(...acho que somos assim...um bocadinho que seja...)
A identidade secreta do povo português
Em 2002, Durão Barroso disse que
Portugal estava de tanga. Entretanto, passaram 11 anos e é difícil negar que
fomos perdendo cada vez mais roupa. Eu não sou crítico de moda, mas creio que
estamos perante uma impossibilidade. Não é possível passar uma década a
confiscar a indumentária a um povo que já está de tanga. Minto: é possível
apenas em duas situações muito específicas e altamente improváveis. Se o povo
em causa tiver a tanga vestida por cima do resto da roupa, pode dizer-se que
está de tanga no primeiro momento, e fica apto a continuar a perder peças de
vestuário antes de se achar completamente nu.
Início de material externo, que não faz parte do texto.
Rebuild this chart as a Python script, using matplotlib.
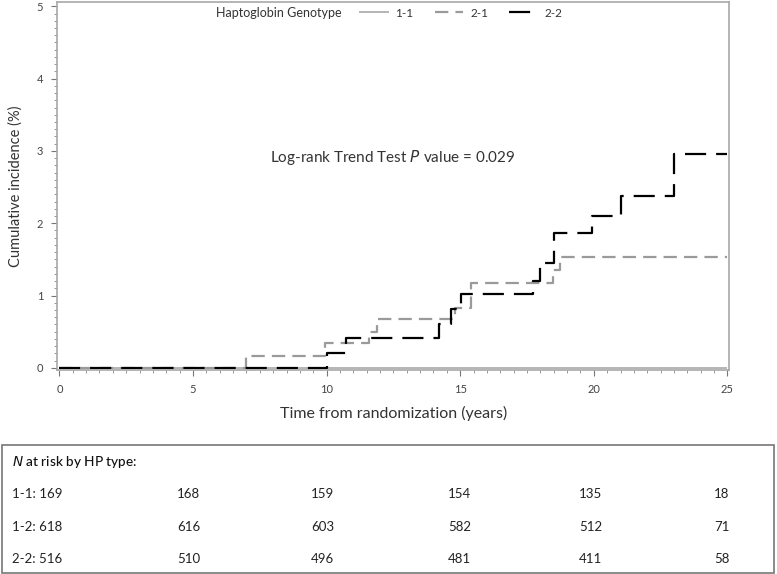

Esta hipótese, a verificar-se,
confirma a minha suspeita antiga de que o povo português é o Super-Homem. Tinha
a tanga por cima da roupa em 2002 e foi ficando sem a capa e o fatinho de licra
azul ao longo dos últimos anos. E aguentou tudo com força sobre-humana, que é a
única maneira de um povo aguentar isto.
Outra hipótese: em 2002 o povo
estava, de facto, de tanga, mas tinha várias tangas vestidas, umas por cima das
outras. E foi perdendo tangas, ano após ano, até estar na situação em que se
encontra agora - em que, se não está nu, estará, no máximo, monotanga. Nesse
caso, o povo português não é o Super-Homem. É uma espécie de Tarzan multicueca.
Um Tarzan que, tendo viagem marcada na Ryanair e, por não querer pagar uma
quantia extra pela bagagem, levasse todas as suas tangas vestidas, por exemplo.
Seja qual for a hipótese
correcta, é seguro afirmar a excepcionalidade do povo português, dadas as
características admiráveis, quer do homem de aço, quer do rei dos macacos. Não
ignoro que haja bons argumentos para refutar estas hipóteses. Pode dizer-se,
por exemplo, que a posição em que estamos, no que à soberania diz respeito,
torna muito improvável que o povo português seja, na verdade, o rei de alguma
coisa, dado que temos cada vez mais dificuldade em fazer súbditos, mesmo entre
os símios. Também é difícil identificar o povo português com o Super-Homem,
sobretudo tendo em conta a extraordinária habilidade deste para combater o
crime e a nossa absoluta incapacidade de meter bandidos na cadeia. Mas eu
continuo inclinado para achar que o povo português tem uma identidade secreta
oriunda do universo da ficção, na medida em que me parece, ele próprio, uma
personagem fictícia: nenhum povo de carne e osso teria a capacidade de,
empobrecido e desesperado como está o nosso, manter a nobreza de alma que é
evidenciada quando os protestos se fazem a cantar e a rir.